Dois momentos na trajetória de dom Silvério emocionam o padre José Carlos. Logo após ser ordenado sacerdote, o mineiro foi enviado a Roma na companhia de outro religioso, o padre Cornagliotto. Na Santa Sé, foi recebido pelo papa Pio IX (1792-1878), que, ao ver o jovem negro vindo do Brasil, pergunta a Cornagliotto em que língua poderia falar com o ele. E aí veio a resposta: “O senhor pode falar em inglês, francês, latim, em qualquer língua, pois ele vai entender e responder”.
O certo mesmo é que dom Silvério encantou Pio IX e os cardeais, sendo convidado a fazer uma homilia durante a missa. “Ele impressionou a todos com a melhor marca que o Brasil tem como símbolo de luta do povo: a coragem e a fé”.
Religioso exalta reedição de livro como resgate histórico
O projeto de reedição da obra-prima de dom Silvério nasceu em 2016, quando monsenhor Flávio Carneiro Rodrigues, da Cúria de Mariana, apresentou, durante evento organizado pelo curso de teologia do Seminário São José, em Mariana, a causa de beatificação do Venerável dom Antônio Ferreira Viçoso. O desejo de contribuir para dom Viçoso se tornar mais conhecido e venerado fez brotar a ideia de reeditar a biografia escrita pelo afilhado. Assim, sob coordenação do padre José Carlos, “um grupo de seminaristas, muitos deles atualmente presbíteros e diáconos, se dispôs a abraçar o trabalho”. Em pouco tempo, foi redigido o projeto.
“É difícil descrever a riqueza e o valor da obra publicada em 1920. Dom Silvério nos oferece a oportunidade de conhecer, com detalhes e extremo rigor científico, a edificante vida de dom Viçoso. Trata-se de uma viagem não somente pelo que seu padrinho realizou, mas também uma jornada ao seu mundo interior, ao seu itinerário vocacional e de santificação, no serviço a Deus em meio a imensos desafios”, afirma o padre.

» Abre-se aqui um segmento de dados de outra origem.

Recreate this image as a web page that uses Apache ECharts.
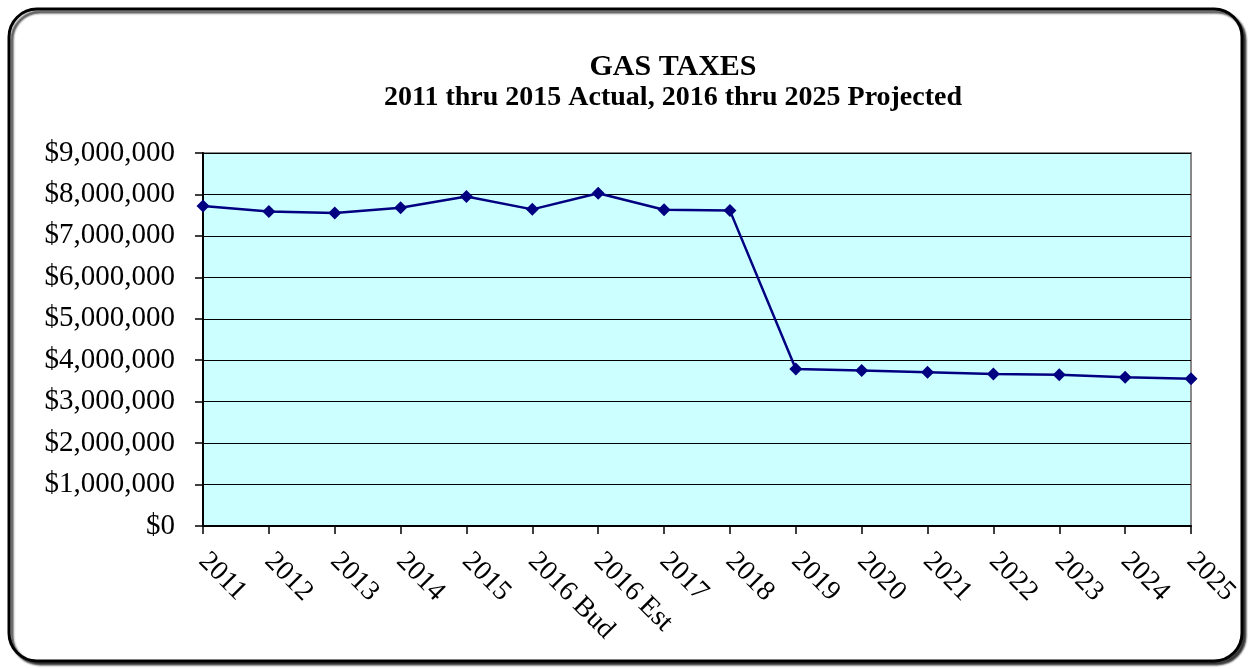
<!DOCTYPE html>
<html>
<head>
<meta charset="utf-8">
<title>Gas Taxes</title>
<script src="https://cdn.jsdelivr.net/npm/echarts@6/dist/echarts.min.js"></script>
<style>
  html, body { margin: 0; padding: 0; background: #fff; }
  #chart { width: 1248px; height: 669px; }
</style>
</head>
<body>
<div id="chart"></div>
<script>
// data
const years = ['2011', '2012', '2013', '2014', '2015', '2016 Bud', '2016 Est', '2017',
  '2018', '2019', '2020', '2021', '2022', '2023', '2024', '2025']
const gasTaxes = [7720000, 7590000, 7550000, 7680000, 7950000, 7640000, 8030000, 7630000,
  7610000, 3790000, 3750000, 3710000, 3670000, 3650000, 3590000, 3550000]
const titleText = 'GAS TAXES'
const subTitleText = '2011 thru 2015 Actual, 2016 thru 2025 Projected'

const serif = '"Liberation Serif", "DejaVu Serif", serif'

const money = v => '$' + v.toString().replace(/\B(?=(\d{3})+(?!\d))/g, ',')

const chart = echarts.init(document.getElementById('chart'))

const option = {
  animation: false,
  backgroundColor: '#fff',
  graphic: [
    {
      type: 'rect',
      z: -10,
      shape: { x: 9, y: 9, width: 1233, height: 652, r: 28 },
      style: {
        fill: '#fff',
        stroke: '#000',
        lineWidth: 3,
        shadowColor: 'rgba(0,0,0,0.7)',
        shadowOffsetX: 3,
        shadowOffsetY: 3,
        shadowBlur: 2
      }
    }
  ],
  title: [
    {
      text: titleText,
      left: 668,
      top: 47,
      textAlign: 'center',
      textStyle: { fontFamily: serif, fontSize: 30, fontWeight: 'bold', color: '#000' }
    },
    {
      text: subTitleText,
      left: 668,
      top: 79,
      textAlign: 'center',
      textStyle: { fontFamily: serif, fontSize: 28, fontWeight: 'bold', color: '#000' }
    }
  ],
  grid: {
    left: 203,
    top: 153,
    right: 57,
    bottom: 143,
    show: true,
    backgroundColor: '#ccffff',
    borderColor: '#888',
    borderWidth: 2
  },
  xAxis: {
    type: 'category',
    data: years,
    boundaryGap: false,
    axisLine: { lineStyle: { color: '#000', width: 2 } },
    axisTick: { show: true, length: 8, lineStyle: { color: '#000', width: 1.5 } },
    axisLabel: {
      interval: 0,
      rotate: -45,
      margin: 31,
      fontFamily: serif,
      fontSize: 28,
      color: '#000'
    }
  },
  yAxis: {
    type: 'value',
    min: 0,
    max: 9000000,
    interval: 1000000,
    axisLine: { show: true, lineStyle: { color: '#000', width: 2 } },
    axisTick: { show: true, length: 8, lineStyle: { color: '#000', width: 1.5 } },
    splitLine: { lineStyle: { color: '#000', width: 1 } },
    axisLabel: {
      margin: 28,
      fontFamily: serif,
      fontSize: 29,
      color: '#000',
      formatter: money
    }
  },
  series: [
    {
      type: 'line',
      data: gasTaxes,
      symbol: 'diamond',
      symbolSize: 13,
      itemStyle: { color: '#000080' },
      lineStyle: { color: '#000080', width: 2.5 }
    }
  ]
}

chart.setOption(option)
window.addEventListener('resize', () => { chart.resize() })
</script>
</body>
</html>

A primeira parte da obra segue as fases da vida de dom Viçoso (familiares, o contexto de nascimento, infância, surgimento da vocação, ingresso no seminário), enquanto a segunda mostra o trabalho executado – a situação em que encontrou a diocese, sem bispo havia nove anos, e os serviços prestados. “Por morar no então Colégio do Caraça, dom Viçoso conhecia como poucos a diocese, que englobava quase todo o território mineiro.”
'OBRA-PRIMA'
Além de proporcionar aprofundado conhecimento sobre a vida de dom Viçoso, o livro de autoria de dom Silvério “é reconhecidamente uma obra-prima da literatura brasileira”, defende o padre, lembrando que, com esse trabalho, dom Silvério conquistou uma cadeira na Academia Brasileira de Letras. “Foi o primeiro eclesiástico a conseguir esse feito, sem esquecer que dom Silvério era negro, e que, certamente, enfrentou dificuldades. O livro tem valor histórico. Por meio da leitura, conhecemos pormenores da história de Minas, do Brasil, da Igreja no país, e, especialmente, da Diocese de Mariana.”
Trajetória de dedicação e defesa dos excluídos
O Vaticano já reconheceu as virtudes heroicas de dom Viçoso, chamado Venerável, e para ele se tornar beato é necessário o reconhecimento de um milagre. Para ser canonizado, outro milagre deverá ser relatado à Comissão para a Causa dos Santos da Santa Sé.
Minas Gerais tem quatro beatos na Igreja Católica, último passo antes da canonização. São eles Padre Eustáquio, Nhá Chica, Padre Victor e Isabel Cristina Mrad Campos, a única que ainda não teve a cerimônia de beatificação.
A história de dom Viçoso começa em Portugal, onde nasceu em Peniche, em 13 de maio de 1787. Chegou ao Brasil com 32 anos, foi eleito sétimo bispo de Mariana após quase nove anos de sede vacante. “Ele se empenhou heroicamente pelo bem da Igreja, mostrou grande interesse pelo Seminário de Mariana e o entregou à direção dos padres lazaristas. Trouxe da França as irmãs vicentinas que, em Mariana, assumiram o Colégio Providência, primeiro educandário feminino de Minas. Sempre defendeu os escravizados, pobres e oprimidos”, relata padre José Carlos.
Dom Viçoso morreu em 7 de julho de 1875 e está sepultado na cripta da Catedral da Sé, em Mariana. Ao longo do tempo, recebeu muitas homenagens, incluindo o nome da cidade de Viçosa, na Zona da Mata mineira.